An “orthodox” position on arts funding?

A few years ago I spoke at a conference at the old Corcoran Gallery of Art in Washington DC entitled “Culture Wars: Then and Now” sponsored by the cutting-edge Transformer Gallery in DC. The program looked back at the controversies about publically-funded art back in the 1990s. Just a couple of months later I spoke in Cincinnati at a regional meeting of the Philadelphia Society—a conservative group founded in 1964 to talk about ideas, politics and culture—about publically funded art. I was easily the most conservative speaker on the topic at one event and the most liberal at the other. It was a curious sensation, not least of all because I said pretty much the same things at each, if in slightly different ways.

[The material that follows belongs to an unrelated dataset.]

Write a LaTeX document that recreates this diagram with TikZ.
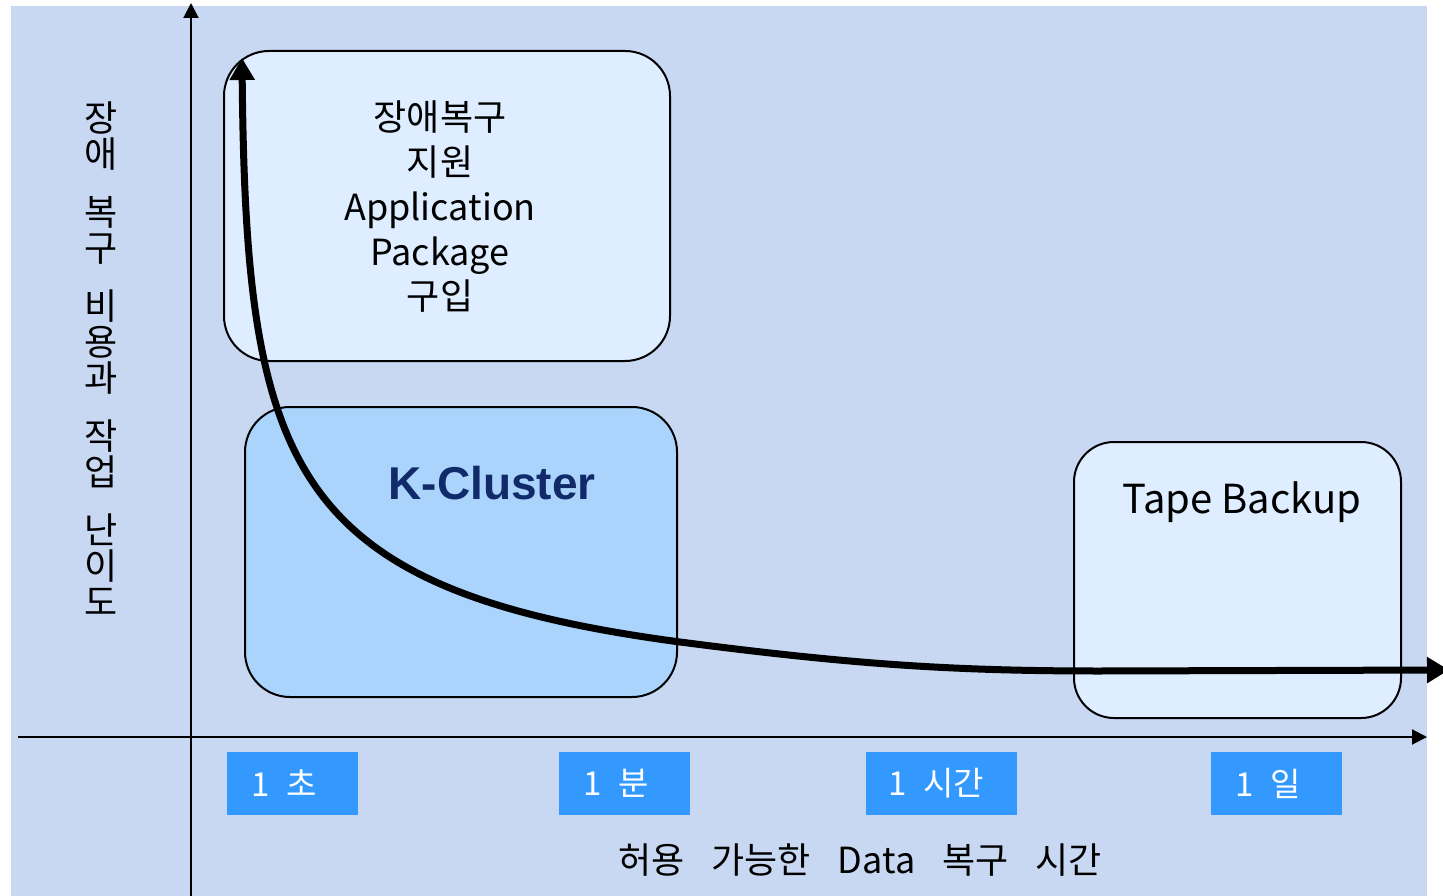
\documentclass[tikz,border=0pt]{standalone}
\usepackage{fontspec}
\newfontfamily\kr{Noto Sans CJK KR}
\newfontfamily\arialb{Liberation Sans}
\usetikzlibrary{arrows.meta}
\definecolor{bgblue}{RGB}{200,216,242}
\definecolor{lightbox}{RGB}{222,237,255}
\definecolor{kbox}{RGB}{170,212,252}
\definecolor{tickblue}{RGB}{51,153,255}
\definecolor{navy}{RGB}{16,42,106}
\tikzset{
  roundbox/.style={draw=black, line width=2pt, rounded corners=45pt},
  ticklab/.style={fill=tickblue, text=white, inner sep=0pt, minimum width=131pt, minimum height=63pt, font=\kr\fontsize{33}{36}\selectfont},
  axis/.style={line width=2pt, -{Triangle[width=15pt,length=15pt]}},
  curve/.style={line width=7pt, {Triangle[width=24pt,length=22pt]}-{Triangle[width=25pt,length=22pt]}},
}
\begin{document}
\begin{tikzpicture}[x=1pt,y=-1pt]
\useasboundingbox (0,0) rectangle (1443,896);
\fill[bgblue] (11,6) rectangle (1427,896);
% boxes
\draw[roundbox, fill=lightbox] (224,51) rectangle (670,361);
\node[align=center, font=\kr\fontsize{36}{44.75}\selectfont, inner sep=0pt] (app) at (440,207) {장애복구\\지원\\Application\\Package\\구입};
\draw[roundbox, fill=kbox] (245,407) rectangle (677,697);
\node[font=\arialb\bfseries\fontsize{46}{50}\selectfont, text=navy, inner sep=0pt] (kc) at (492,483) {K-Cluster};
\draw[roundbox, fill=lightbox, rounded corners=40pt] (1074,442) rectangle (1401,718);
\node[font=\kr\fontsize{40}{44}\selectfont, inner sep=0pt] (tape) at (1242,502) {Tape Backup};
% axes
\coordinate (origin) at (191,737);
\coordinate (ybot) at (191,896);
\coordinate (ytop) at (191,3);
\coordinate (xleft) at (18,737);
\coordinate (xright) at (1427,737);
\draw[axis] (ybot) -- (ytop);
\draw[axis] (xleft) -- (xright);
% curve
\coordinate (ctop) at (242,58);
\coordinate (cright) at (1449,670);
\draw[curve] (ctop) .. controls (246,470) and (290,590) .. (680,642)
  .. controls (850,664) and (950,671) .. (1100,671) -- (cright);
% tick labels
\node[ticklab] (t1) at (292.5,783.5) {1\hspace{0.5em}초\rule{0.5em}{0pt}};
\node[ticklab] (t2) at (624.5,783.5) {1\hspace{0.5em}분\rule{0.5em}{0pt}};
\node[ticklab, minimum width=151pt] (t3) at (941.5,783.5) {1\hspace{0.5em}시간\rule{0.3em}{0pt}};
\node[ticklab] (t4) at (1276.5,783.5) {1\hspace{0.5em}일\rule{0.5em}{0pt}};
% axis labels
\node[font=\kr\fontsize{36}{40}\selectfont, inner sep=0pt] (xlab) at (860,860) {허용\hspace{0.75em}가능한\hspace{0.75em}Data\hspace{0.75em}복구\hspace{0.75em}시간};
\node[align=center, font=\kr\fontsize{36}{36}\selectfont, inner sep=0pt] (ylab) at (101,359) {장\\애\\[22pt]복\\구\\[22pt]비\\용\\과\\[22pt]작\\업\\[22pt]난\\이\\도};
\end{tikzpicture}
\end{document}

It reminded me of something that G.K. Chesterton wrote in Orthodoxy….

“Suppose we heard an unknown man spoken of by many men. Suppose we were puzzled to hear that some men said he was too tall and some too short; some objected to his fatness, some lamented his leanness; some thought him too dark, and some too fair. One explanation (as has been already admitted) would be that he might be an odd shape. But there is another explanation. He might be the right shape. Outrageously tall men might feel him to be short. Very short men might feel him to be tall. Old bucks who are growing stout might consider him insufficiently filled out; old beaux who were growing thin might feel that he expanded beyond the narrow lines of elegance. …Perhaps (in short) this extraordinary thing is really the ordinary thing; at least the normal thing, the centre.”

It made me think that my stance on public funding for the arts might in some way be more sensible than either group thought.